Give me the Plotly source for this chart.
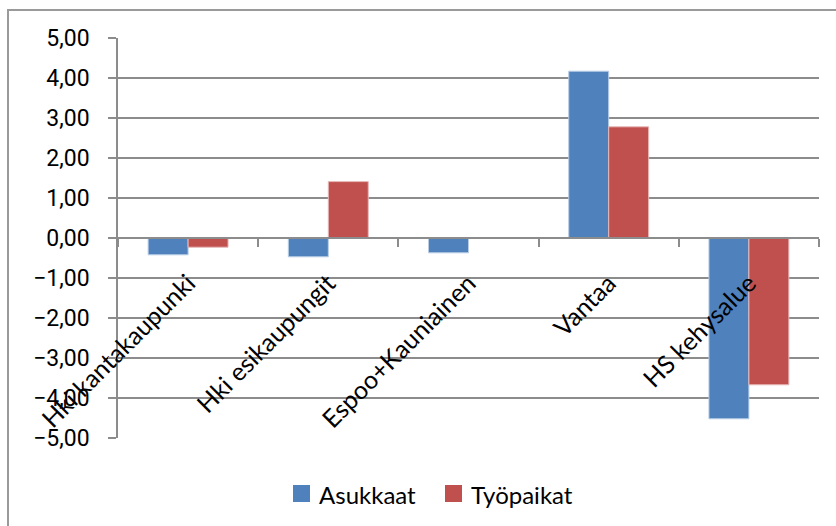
import plotly.graph_objects as go

# Alueet ja muutosprosentit
alueet = ["Hki kantakaupunki", "Hki esikaupungit", "Espoo+Kauniainen", "Vantaa", "HS kehysalue"]
asukkaat = [-0.42, -0.47, -0.37, 4.17, -4.52]
tyopaikat = [-0.23, 1.41, -0.01, 2.78, -3.67]
y_ticks = [-5, -4, -3, -2, -1, 0, 1, 2, 3, 4, 5]

sarjat = ["Asukkaat", "Työpaikat"]
varit = ["#4F81BD", "#C0504D"]
reunat = ["#b9cde5", "#e6b9b8"]

W, H = 836, 526
L, R, T, B = 118, 17, 38, 88
pw, ph = W - L - R, H - T - B

grid = "#8c8c8c"


def px_x(p):
    return (p - L) / pw


def px_y(p):
    return (H - B - p) / ph


fig = go.Figure()
for nimi, arvot, vari, reuna in zip(sarjat, [asukkaat, tyopaikat], varit, reunat):
    fig.add_trace(go.Bar(
        name=nimi, x=alueet, y=arvot, showlegend=False,
        marker=dict(color=vari, line=dict(color=reuna, width=1)),
    ))

# outer chart frame
fig.add_shape(type="rect", xref="paper", yref="paper",
              x0=px_x(8), x1=px_x(850), y0=px_y(10), y1=px_y(540),
              line=dict(color="#9a9a9a", width=2), fillcolor="rgba(0,0,0,0)",
              layer="below")

# legend at the bottom: colour keys and series names
avain_x = [293, 445]
for nimi, vari, x0 in zip(sarjat, varit, avain_x):
    fig.add_shape(type="rect", xref="paper", yref="paper",
                  x0=px_x(x0), x1=px_x(x0 + 17), y0=px_y(485), y1=px_y(502),
                  line=dict(width=0), fillcolor=vari)
    fig.add_annotation(xref="paper", yref="paper", x=px_x(x0 + 24), y=px_y(494),
                       xanchor="left", yanchor="middle", showarrow=False,
                       text=nimi, font=dict(family="Lato", size=24, color="#000000"))

fig.update_layout(
    width=W, height=H,
    margin=dict(l=L, r=R, t=T, b=B),
    paper_bgcolor="white", plot_bgcolor="white",
    separators=", ",
    barmode="group", bargap=0.43, bargroupgap=0,
    showlegend=False,
    xaxis=dict(
        anchor="free", position=0.5,
        showline=True, linecolor=grid, linewidth=1.5,
        ticks="outside", ticklen=8, tickcolor=grid, tickwidth=1.5,
        tickson="boundaries", tickangle=-45, showgrid=False,
        ticklabelstandoff=20,
        tickfont=dict(family="Lato", size=25, color="#000000"),
    ),
    yaxis=dict(
        range=[-5, 5], tickvals=y_ticks, tickformat=".2f",
        showline=True, linecolor=grid, linewidth=1.5,
        ticks="outside", ticklen=8, tickcolor=grid, tickwidth=1.5,
        showgrid=True, gridcolor=grid, gridwidth=1.5,
        zeroline=False, ticklabelstandoff=14,
        tickfont=dict(family="Roboto", size=23, color="#000000"),
    ),
)

fig.write_html("out.html")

────────────────────

• **Work to complete**: Do not include the images; transcribe the rest of the listing exactly.

• **Exercise answer**:
Give me the Plotly source for this chart.
import plotly.graph_objects as go

# Alueet ja muutosprosentit
alueet = ["Hki kantakaupunki", "Hki esikaupungit", "Espoo+Kauniainen", "Vantaa", "HS kehysalue"]
asukkaat = [-0.42, -0.47, -0.37, 4.17, -4.52]
tyopaikat = [-0.23, 1.41, -0.01, 2.78, -3.67]
y_ticks = [-5, -4, -3, -2, -1, 0, 1, 2, 3, 4, 5]

sarjat = ["Asukkaat", "Työpaikat"]
varit = ["#4F81BD", "#C0504D"]
reunat = ["#b9cde5", "#e6b9b8"]

W, H = 836, 526
L, R, T, B = 118, 17, 38, 88
pw, ph = W - L - R, H - T - B

grid = "#8c8c8c"


def px_x(p):
    return (p - L) / pw


def px_y(p):
    return (H - B - p) / ph


fig = go.Figure()
for nimi, arvot, vari, reuna in zip(sarjat, [asukkaat, tyopaikat], varit, reunat):
    fig.add_trace(go.Bar(
        name=nimi, x=alueet, y=arvot, showlegend=False,
        marker=dict(color=vari, line=dict(color=reuna, width=1)),
    ))

# outer chart frame
fig.add_shape(type="rect", xref="paper", yref="paper",
              x0=px_x(8), x1=px_x(850), y0=px_y(10), y1=px_y(540),
              line=dict(color="#9a9a9a", width=2), fillcolor="rgba(0,0,0,0)",
              layer="below")

# legend at the bottom: colour keys and series names
avain_x = [293, 445]
for nimi, vari, x0 in zip(sarjat, varit, avain_x):
    fig.add_shape(type="rect", xref="paper", yref="paper",
                  x0=px_x(x0), x1=px_x(x0 + 17), y0=px_y(485), y1=px_y(502),
                  line=dict(width=0), fillcolor=vari)
    fig.add_annotation(xref="paper", yref="paper", x=px_x(x0 + 24), y=px_y(494),
                       xanchor="left", yanchor="middle", showarrow=False,
                       text=nimi, font=dict(family="Lato", size=24, color="#000000"))

fig.update_layout(
    width=W, height=H,
    margin=dict(l=L, r=R, t=T, b=B),
    paper_bgcolor="white", plot_bgcolor="white",
    separators=", ",
    barmode="group", bargap=0.43, bargroupgap=0,
    showlegend=False,
    xaxis=dict(
        anchor="free", position=0.5,
        showline=True, linecolor=grid, linewidth=1.5,
        ticks="outside", ticklen=8, tickcolor=grid, tickwidth=1.5,
        tickson="boundaries", tickangle=-45, showgrid=False,
        ticklabelstandoff=20,
        tickfont=dict(family="Lato", size=25, color="#000000"),
    ),
    yaxis=dict(
        range=[-5, 5], tickvals=y_ticks, tickformat=".2f",
        showline=True, linecolor=grid, linewidth=1.5,
        ticks="outside", ticklen=8, tickcolor=grid, tickwidth=1.5,
        showgrid=True, gridcolor=grid, gridwidth=1.5,
        zeroline=False, ticklabelstandoff=14,
        tickfont=dict(family="Roboto", size=23, color="#000000"),
    ),
)

fig.write_html("out.html")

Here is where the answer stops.